Stated goal:
In the lines below, find how many contain the word "React" and report that figure alone.

··········

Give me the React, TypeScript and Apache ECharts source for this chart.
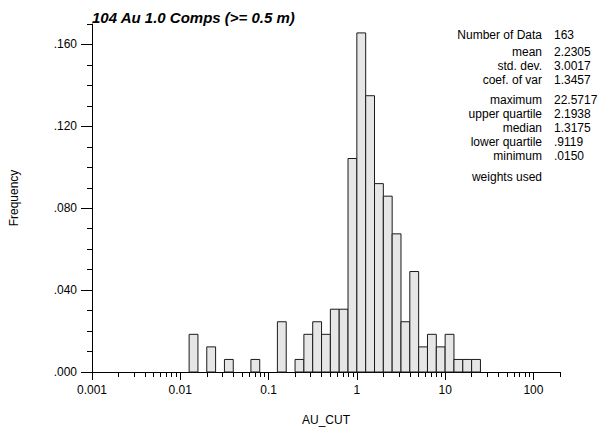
import React, { useEffect, useRef } from "react";
import * as echarts from "echarts";

// Histogram bins: lower edge in log10(AU_CUT), width 0.1 log units
const binLowerLog10 = [-1.9, -1.7, -1.5, -1.2, -0.9, -0.7, -0.6, -0.5, -0.4, -0.3, -0.2, -0.1, 0.0, 0.1, 0.2, 0.3, 0.4, 0.5, 0.6, 0.7, 0.8, 0.9, 1.0, 1.1, 1.2, 1.3];
const binCounts = [3, 2, 1, 1, 4, 1, 3, 4, 3, 5, 5, 17, 27, 22, 15, 14, 11, 4, 8, 2, 3, 2, 3, 1, 1, 1];
const binWidthLog10 = 0.1;
const nData = 163;

const xMajorLog10 = [-3, -2, -1, 0, 1, 2];
const xTickLabels = ["0.001", "0.01", "0.1", "1", "10", "100"];
const minorMultipliers = [2, 3, 4, 5, 6, 7, 8, 9];
const yMajor = [0, 0.04, 0.08, 0.12, 0.16];
const yTickLabels = [".000", ".040", ".080", ".120", ".160"];
const yMinor = [0.01, 0.02, 0.03, 0.05, 0.06, 0.07, 0.09, 0.1, 0.11, 0.13, 0.14, 0.15, 0.17];

const statLabels = ["Number of Data", "mean", "std. dev.", "coef. of var", "maximum", "upper quartile", "median", "lower quartile", "minimum", "weights used"];
const statValues = ["163", "2.2305", "3.0017", "1.3457", "22.5717", "2.1938", "1.3175", ".9119", ".0150", ""];
const statRowY = [35, 52, 66, 80, 100, 114, 128, 142, 156, 177];

const FONT = "'Liberation Sans', Arial, Helvetica, sans-serif";

export default function App() {
  const ref = useRef<HTMLDivElement>(null);
  useEffect(() => {
    if (!ref.current) return;
    const chart = echarts.init(ref.current, null, { renderer: "svg" });
    const xMin = -3;
    const xMax = Math.log10(200);
    const xMinor: number[] = [];
    xMajorLog10.forEach((d) => {
      minorMultipliers.forEach((m) => {
        const v = d + Math.log10(m);
        if (v <= xMax + 1e-9) xMinor.push(v);
      });
    });
    const barData = binLowerLog10.map((lo, i) => [lo, lo + binWidthLog10, binCounts[i] / nData]);
    const axisColor = "#000";
    const statGraphics: any[] = [];
    statLabels.forEach((s, i) => {
      statGraphics.push({
        type: "text",
        x: 542,
        y: statRowY[i],
        style: { text: s, fill: "#000", font: `12px ${FONT}`, align: "right", verticalAlign: "middle" },
      });
      if (statValues[i]) {
        statGraphics.push({
          type: "text",
          x: 554,
          y: statRowY[i],
          style: { text: statValues[i], fill: "#000", font: `12px ${FONT}`, align: "left", verticalAlign: "middle" },
        });
      }
    });
    chart.setOption({
      animation: false,
      backgroundColor: "#fff",
      grid: { left: 90, right: 41, top: 24, bottom: 59, containLabel: false },
      title: {
        text: "104 Au 1.0 Comps (>= 0.5 m)",
        left: 87,
        top: 5,
        textStyle: { fontFamily: FONT, fontSize: 15, fontWeight: "bold", fontStyle: "italic", color: "#000" },
      },
      xAxis: [
        {
          type: "value",
          min: xMin,
          max: xMax,
          position: "bottom",
          name: "AU_CUT",
          nameLocation: "middle",
          nameGap: 42,
          nameTextStyle: { fontFamily: FONT, fontSize: 12, color: "#000" },
          axisLine: { show: true, onZero: false, lineStyle: { color: axisColor, width: 1 } },
          axisTick: { show: true, length: 8, customValues: xMajorLog10, lineStyle: { color: axisColor } },
          axisLabel: {
            show: true,
            customValues: xMajorLog10,
            margin: 12,
            fontFamily: FONT,
            fontSize: 12,
            color: "#000",
            formatter: (v: number) => {
              const idx = xMajorLog10.findIndex((d) => Math.abs(d - v) < 1e-6);
              return idx >= 0 ? xTickLabels[idx] : "";
            },
          },
          splitLine: { show: false },
        },
        {
          type: "value",
          min: xMin,
          max: xMax,
          position: "bottom",
          axisLine: { show: false, onZero: false },
          axisTick: { show: true, length: 5, customValues: xMinor, lineStyle: { color: axisColor } },
          axisLabel: { show: false },
          splitLine: { show: false },
        },
      ],
      yAxis: [
        {
          type: "value",
          min: 0,
          max: 0.17,
          position: "left",
          name: "Frequency",
          nameLocation: "middle",
          nameRotate: 90,
          nameGap: 72,
          nameTextStyle: { fontFamily: FONT, fontSize: 12, color: "#000" },
          axisLine: { show: true, onZero: false, lineStyle: { color: axisColor, width: 1 } },
          axisTick: { show: true, length: 11, customValues: yMajor, lineStyle: { color: axisColor } },
          axisLabel: {
            show: true,
            customValues: yMajor,
            margin: 15,
            fontFamily: FONT,
            fontSize: 12,
            color: "#000",
            formatter: (v: number) => {
              const idx = yMajor.findIndex((d) => Math.abs(d - v) < 1e-9);
              return idx >= 0 ? yTickLabels[idx] : "";
            },
          },
          splitLine: { show: false },
        },
        {
          type: "value",
          min: 0,
          max: 0.17,
          position: "left",
          axisLine: { show: false, onZero: false },
          axisTick: { show: true, length: 5, customValues: yMinor, lineStyle: { color: axisColor } },
          axisLabel: { show: false },
          splitLine: { show: false },
        },
      ],
      series: [
        {
          type: "custom",
          xAxisIndex: 0,
          yAxisIndex: 0,
          data: barData,
          encode: { x: [0, 1], y: 2 },
          renderItem: (params: any, api: any) => {
            const lo = api.value(0);
            const hi = api.value(1);
            const f = api.value(2);
            const p0 = api.coord([lo, f]);
            const p1 = api.coord([hi, 0]);
            return {
              type: "rect",
              shape: { x: p0[0], y: p0[1], width: p1[0] - p0[0], height: p1[1] - p0[1] },
              style: { fill: "#e6e6e6", stroke: "#1a1a1a", lineWidth: 1 },
            };
          },
        },
      ],
      graphic: statGraphics,
    });
    return () => chart.dispose();
  }, []);
  return <div ref={ref} style={{ position: "fixed", left: 0, top: 0, width: 601, height: 431 }} />;
}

··········

In response:
2